Job
Which lines include the word "with"? Copy each of them.

__________________________________________________

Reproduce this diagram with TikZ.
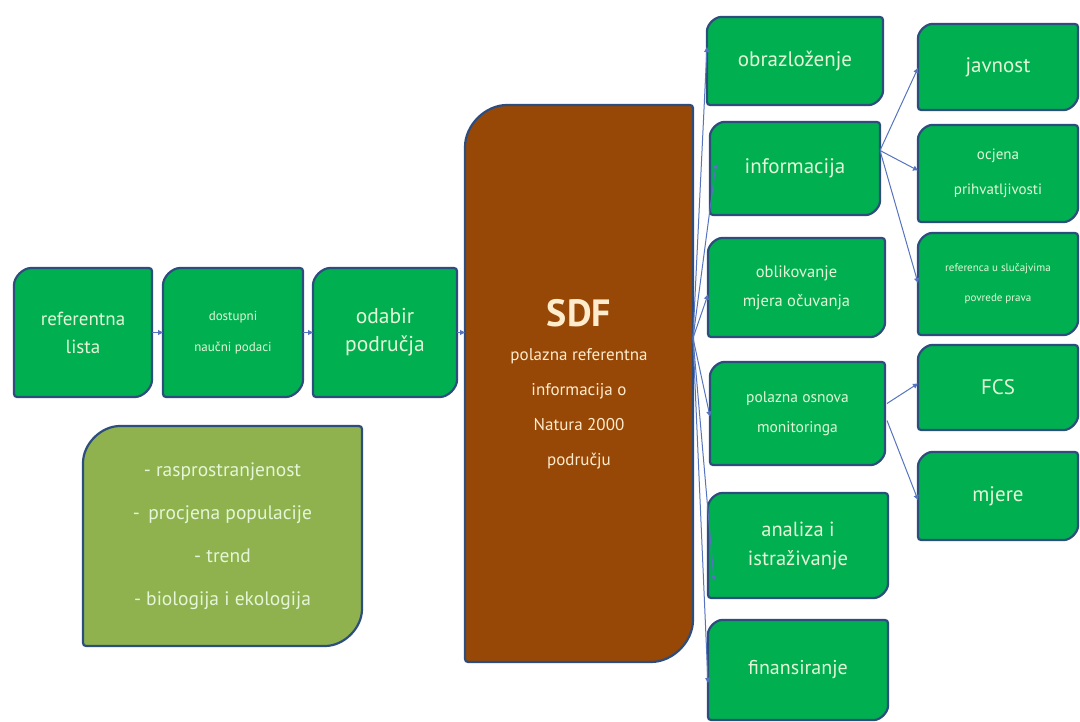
\documentclass[tikz,border=0pt]{standalone}
\usepackage{fontspec}
\setmainfont{PT Sans}
\usetikzlibrary{arrows.meta,backgrounds}
\definecolor{gfill}{RGB}{0,176,80}
\definecolor{lgfill}{RGB}{143,178,78}
\definecolor{sdfbrown}{RGB}{151,71,6}
\definecolor{bord}{RGB}{45,78,125}
\definecolor{connc}{RGB}{85,115,190}
\definecolor{txt}{RGB}{228,246,215}
\definecolor{stxt}{RGB}{255,236,205}
% name, radius, fill
\newcommand{\rdshape}[3]{%
  \draw[line width=2.2pt, draw=bord, fill=#3, rounded corners=3pt]
    ([yshift=-#2]#1.north west) arc[start angle=180,end angle=90,radius=#2]
    -- (#1.north east) -- ([yshift=#2]#1.south east)
    arc[start angle=0,end angle=-90,radius=#2]
    -- (#1.south west) -- cycle;}
\begin{document}
\begin{tikzpicture}[x=1pt,y=-1pt,
  box/.style={inner sep=0pt, outer sep=0pt, align=center, text=txt},
  fs/.style 2 args={font=\fontsize{#1}{#2}\selectfont},
  link/.style={draw=connc, line width=1pt, -{Triangle[length=5pt,width=5pt]}}]
\useasboundingbox (0,0) rectangle (1080,722);
% left chain
\node[box, fs={19}{28}, minimum width=138pt, minimum height=129pt] (ref) at (83,332.5) {referentna\\lista};
\node[box, fs={13}{31}, minimum width=140pt, minimum height=129pt] (dost) at (233,332.5) {dostupni\\naučni podaci};
\node[box, fs={21.5}{28}, minimum width=144pt, minimum height=129pt] (odab) at (385,332.5) {odabir\\područja};
% SDF
\node[box, text=stxt, minimum width=228pt, minimum height=557pt] (sdf) at (579,383.5) {};
\node[text=stxt, font=\fontsize{38}{38}\selectfont\bfseries] (sdft) at (579,313) {SDF};
\node[text=stxt, fs={17}{35}, align=center, anchor=north] (sdfd) at (579,345) {polazna referentna\\informacija o\\Natura 2000\\području};
% list box
\node[box, fs={19.5}{43}, minimum width=279pt, minimum height=220pt] (list) at (222.5,536) {- rasprostranjenost\\- \,procjena populacije\\- trend\\- biologija i ekologija};
% middle column
\node[box, fs={21}{22}, minimum width=176pt, minimum height=88pt] (obr) at (795,61) {obrazloženje};
\node[box, fs={21}{22}, minimum width=170pt, minimum height=93pt] (inf) at (795,168.5) {informacija};
\node[box, fs={16.5}{29}, minimum width=177pt, minimum height=99pt] (obl) at (796.5,287.5) {oblikovanje\\mjera očuvanja};
\node[box, fs={15.5}{30}, minimum width=175pt, minimum height=103pt] (pol) at (797.5,413.5) {polazna osnova\\monitoringa};
\node[box, fs={20.5}{29}, minimum width=180pt, minimum height=105pt] (ana) at (798,545.5) {analiza i\\istraživanje};
\node[box, fs={20}{22}, minimum width=180pt, minimum height=100pt] (fin) at (798,670) {finansiranje};
% right column
\node[box, fs={21}{22}, minimum width=160pt, minimum height=86pt] (jav) at (998,67) {javnost};
\node[box, fs={15}{35}, minimum width=160pt, minimum height=97pt] (ocj) at (998,173.5) {ocjena\\prihvatljivosti};
\node[box, fs={11}{30}, minimum width=160pt, minimum height=102pt] (refr) at (998,284) {referenca u slučajvima\\povrede prava};
\node[box, fs={21}{22}, minimum width=160pt, minimum height=85pt] (fcs) at (998,387.5) {FCS};
\node[box, fs={21}{22}, minimum width=160pt, minimum height=88pt] (mje) at (998,496) {mjere};
\begin{pgfonlayer}{background}
  \rdshape{ref}{20pt}{gfill}
  \rdshape{dost}{20pt}{gfill}
  \rdshape{odab}{20pt}{gfill}
  \rdshape{sdf}{45pt}{sdfbrown}
  \rdshape{list}{40pt}{lgfill}
  \foreach \n in {obr,inf,obl,pol,ana,fin,jav,ocj,refr,fcs,mje}{\rdshape{\n}{17pt}{gfill}}
\end{pgfonlayer}
% connectors
\coordinate (so) at (693,338);
\draw[link] (ref.east) -- (dost.west);
\draw[link] (dost.east) -- (odab.west);
\draw[link] (odab.east) -- (odab.east -| sdf.west);
\draw[link] (so) -- ([yshift=14pt]obr.west);
\draw[link] (so) -- ([xshift=6pt,yshift=5pt]inf.west);
\draw[link] (so) -- ([yshift=-7pt]obl.west);
\draw[link] (so) -- ([yshift=-3pt]pol.west);
\draw[link] (so) -- ([xshift=6pt,yshift=-35pt]ana.west);
\draw[link] (so) -- ([yshift=-13pt]fin.west);
\coordinate (io) at ([yshift=18pt]inf.east);
\draw[link] (io) -- ([yshift=-1pt]jav.west);
\draw[link] (io) -- ([yshift=3pt]ocj.west);
\draw[link] (io) -- ([yshift=1pt]refr.west);
\draw[link] ([xshift=2pt,yshift=10pt]pol.east) -- ([yshift=4pt]fcs.west);
\draw[link] ([xshift=2pt,yshift=-7pt]pol.east) -- ([yshift=-4pt]mje.west);
\end{tikzpicture}
\end{document}
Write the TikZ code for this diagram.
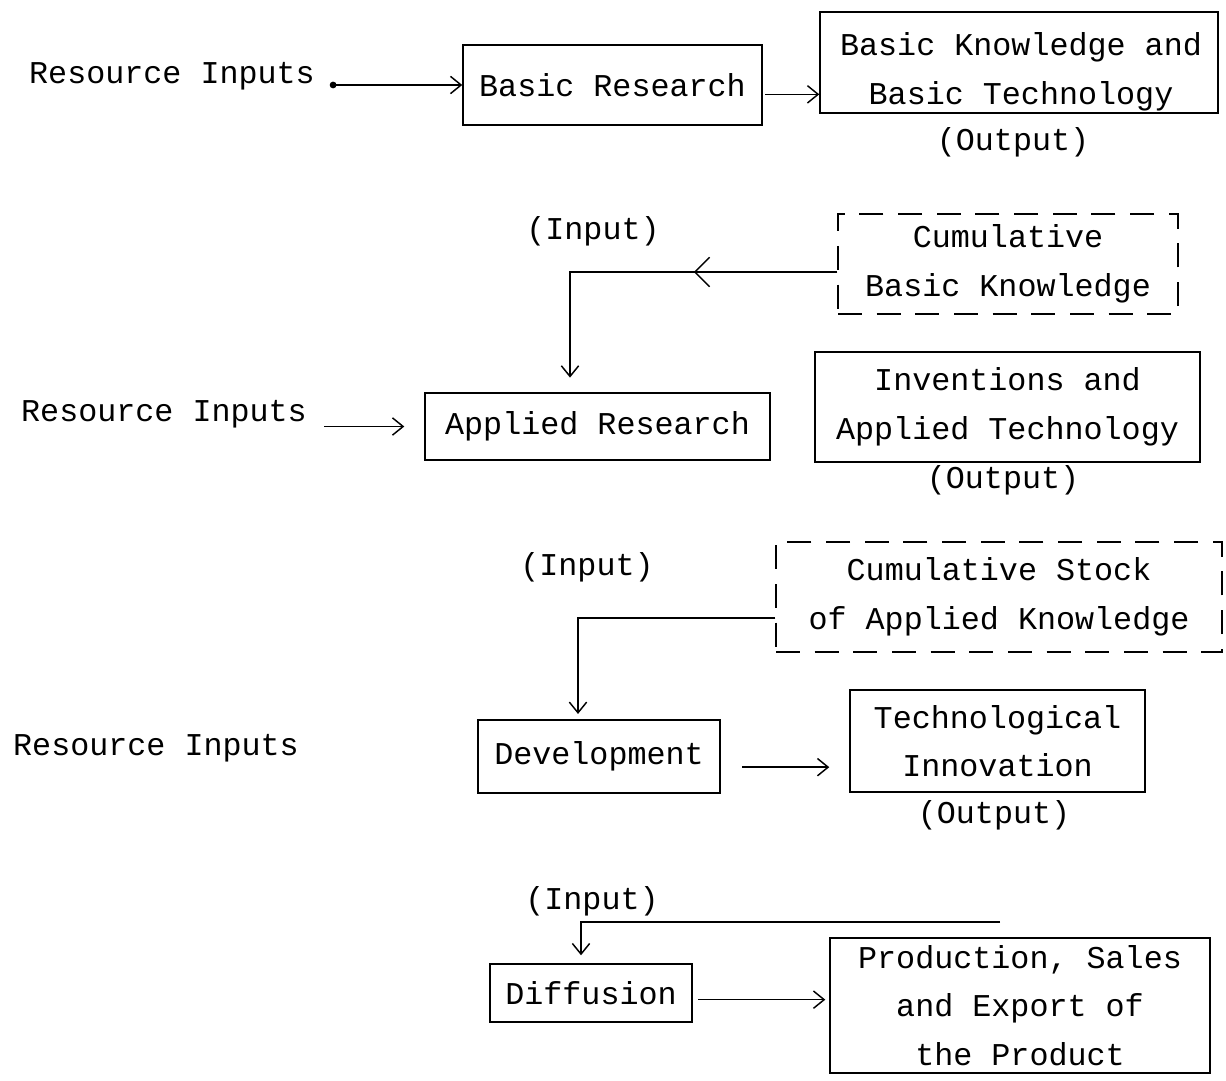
\documentclass[tikz,border=0pt]{standalone}
\usepackage{fontspec}
\setmainfont{Liberation Mono}
\usetikzlibrary{arrows.meta,decorations.markings}
\begin{document}
\begin{tikzpicture}[x=0.75pt,y=-0.75pt,
  font=\fontsize{23.8pt}{36.5pt}\selectfont,
  >={Straight Barb[length=8pt,width=13pt]},
  box/.style 2 args={draw, line width=1.1pt, inner sep=0pt, align=center,
     minimum width=#1, minimum height=#2},
  dbox/.style 2 args={box={#1}{#2}, dash pattern=on 18pt off 11pt},
  lbl/.style={inner sep=1pt},
  ln/.style={line width=1.1pt},
  arr/.style={ln, ->},
  midarrow/.style={postaction={decorate, decoration={markings,
     mark=at position #1 with {\arrow{Straight Barb[length=11pt,width=22pt]}}}}}]
\path[use as bounding box] (0,0) rectangle (1226,1080);

% Row 1
\node[lbl] (ri1) at (172,76) {Resource Inputs};
\node[box={224.25pt}{60pt}] (br) at (612.5,85) {Basic Research};
\node[box={298.5pt}{75.75pt}] (bk) at (1019,62.5) {};
\node[lbl, align=center] (bkt) at (1021,72) {Basic Knowledge and\\Basic Technology};
\node[lbl] (o1) at (1013,142) {(Output)};
\draw[ln, {Circle[length=5pt]}->] ([xshift=10pt]ri1.east |- br.west) -- (br.west);
\draw[arr] ([xshift=2pt,yshift=-7pt]br.east) -- ([yshift=-7pt]br.east -| bk.west);

% Row 2
\node[lbl] (in1) at (593,231) {(Input)};
\node[dbox={255pt}{75pt}] (cbk) at (1008,264) {Cumulative\\Basic Knowledge};
\coordinate (k1) at (570,272);
\node[box={258.75pt}{50.25pt}] (ar) at (597.5,426.5) {Applied Research};
\draw[arr, shorten >=11pt, midarrow=0.37] (cbk.west |- k1) -- (k1) -- (k1 |- ar.north);
\node[lbl] (ri2) at (164,414) {Resource Inputs};
\draw[arr] ([xshift=12pt]ri2.east |- ar.west) -- ([xshift=-15pt]ar.west);
\node[box={288.75pt}{82.5pt}] (iat) at (1007.5,407) {Inventions and\\Applied Technology};
\node[lbl] (o2) at (1003,480) {(Output)};

% Row 3
\node[lbl] (in2) at (587,567) {(Input)};
\node[dbox={334.5pt}{82.5pt}] (cs) at (999,597) {Cumulative Stock\\of Applied Knowledge};
\coordinate (k2) at (578,618);
\node[box={181.5pt}{54.75pt}] (dev) at (599,756.5) {Development};
\draw[arr, shorten >=4pt] (cs.west |- k2) -- (k2) -- (k2 |- dev.north);
\node[lbl] (ri3) at (156,748) {Resource Inputs};
\node[box={221.25pt}{76.5pt}] (ti) at (997.5,741) {Technological\\Innovation};
\node[lbl] (o3) at (994,815) {(Output)};
\draw[arr] ([xshift=16pt,yshift=-8pt]dev.east) -- ([xshift=-15pt,yshift=-8pt]dev.east -| ti.west);

% Row 4
\node[lbl] (in3) at (592,901) {(Input)};
\coordinate (f0) at (1000,922);
\coordinate (k3) at (581,922);
\node[box={151.5pt}{43.5pt}] (dif) at (591,993) {Diffusion};
\draw[arr, shorten >=6pt] (f0) -- (k3) -- (k3 |- dif.north);
\node[box={285pt}{101.25pt}] (pse) at (1020,1005.5) {Production, Sales\\and Export of\\the Product};
\draw[arr, shorten >=3pt] ([xshift=4pt,yshift=-5pt]dif.east) -- ([yshift=-5pt]dif.east -| pse.west);
\end{tikzpicture}
\end{document}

__________________________________________________

Written response
Reproduce this diagram with TikZ.
     mark=at position #1 with {\arrow{Straight Barb[length=11pt,width=22pt]}}}}}]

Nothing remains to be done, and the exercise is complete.